Will regulators allow price spikes? New
Zealand experience. A necessary (but not sufficient)
condition for a market to be effective in inducing investment is that the
political and regulatory framework can allow for major price spikes in which
the only constraint on prices is the willingness of someone to pay. General
experience is that this does not happen. New Zealand was brought to my
attention this week, and is interesting because of the high proportion of zero
marginal cost generation. As such it presents a foretaste of how this market
question might play out in other jurisdictions, as the advent of low carbon
technologies accentuates the gap between SRMC and LRMC, with SRMC falling to a
very low [4] or zero level, while LRMC,
ie the full cost of supplying power, rises. The story, for market enthusiasts,
is not encouraging.
Price spikes do
occur and are subject to regular complaints of an “undesirable trading situation”, allowing the regulatory authority to
intervene and remedy the problem. So the natural “market” development of supply
shortages, inducing higher prices to bring forward additional supply or curtail
demand, is heavily constrained.
Prima facie
this should make life difficult for the generation utilities. However most are
vertically integrated into retail supply, and there have also been complaints
about the margins prevailing in retail supply. If correct this suggests that any
damage to the financial viability of generation is offset at least in part by
the ability to sustain excessive margins in another part of the business, a
situation that would be strongly redolent of complaints made about UK energy
utilities.
Ideology. In both New Zealand and the UK, there is
substantial tension between “energy only” free market enthusiasts and the
development of centrally directed capacity markets. Central purchasing has
entered the UK by stealth under Conservative or Conservative led coalition
governments. In New Zealand the left of centre Labour and Greens proposed a
central buyer model, only to be accused of Soviet-style economic vandalism.
We can expect
these controversies to continue and to accelerate as the world moves further
towards a low carbon, zero marginal cost world. But it is more and more evident
that conventional assumptions about electricity wholesale markets are no longer
“fit for purpose” and we shall in due course see further rounds of major
reform.
The Oxford Martin School Programme on the Integration of Renewable Energy will be returning to these and other questions, not just for the UK but in a wider international context.

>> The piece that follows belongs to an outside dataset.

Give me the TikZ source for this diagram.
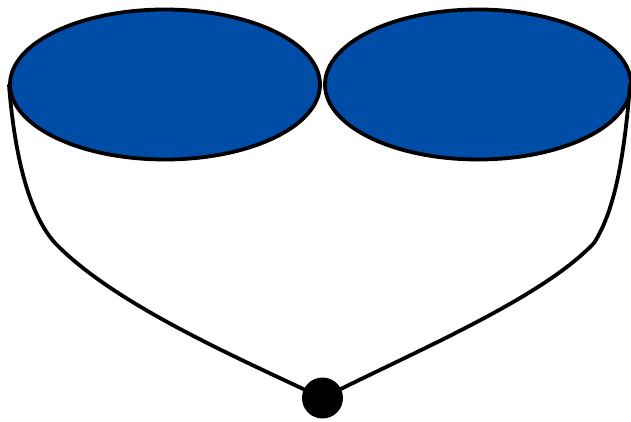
\documentclass[tikz,border=0pt]{standalone}
\usetikzlibrary{shapes.geometric}
\definecolor{bowlblue}{RGB}{0,77,168}
\tikzset{
  bowl/.style={ellipse,draw=black,fill=bowlblue,line width=3.8pt,inner sep=0pt,minimum height=150pt},
  knot/.style={circle,fill=black,inner sep=0pt,minimum size=41pt},
  strap/.style={draw=black,line width=3.8pt,line cap=round}
}
\begin{document}
\begin{tikzpicture}[x=1pt,y=-1pt]
\useasboundingbox (0,0) rectangle (631,422);
\node[bowl,minimum width=310pt] (L) at (165,84.5) {};
\node[bowl,minimum width=306pt] (R) at (478,84.5) {};
\node[knot] (K) at (322.5,398) {};
\coordinate (ls) at (9,85);
\coordinate (lm) at (55,243);
\coordinate (rs) at (630,85);
\coordinate (rm) at (594,243);
\draw[strap] (ls) .. controls (15,160) and (30,215) .. (lm)
  .. controls (110,300) and (220,350) .. (K);
\draw[strap] (rs) .. controls (624,160) and (614,212) .. (rm)
  .. controls (545,295) and (430,345) .. (K);
\end{tikzpicture}
\end{document}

[1] To be wholly accurate, we should distinguish actual
total costs from the concept of long run marginal cost, but for the purposes of
this particular exposition the distinction need not concern us very much.
[2] This
is most easy to demonstrate for peaking plant, which can only earn enough to
cover its fuel cost even in the very few hours when it runs. But a similar
revenue shortfall will apply to almost all plant to some degree.
[3] John
Kay. FT.
July 2013.
[4]
CCS, if it is ever built, might provide an exception to this.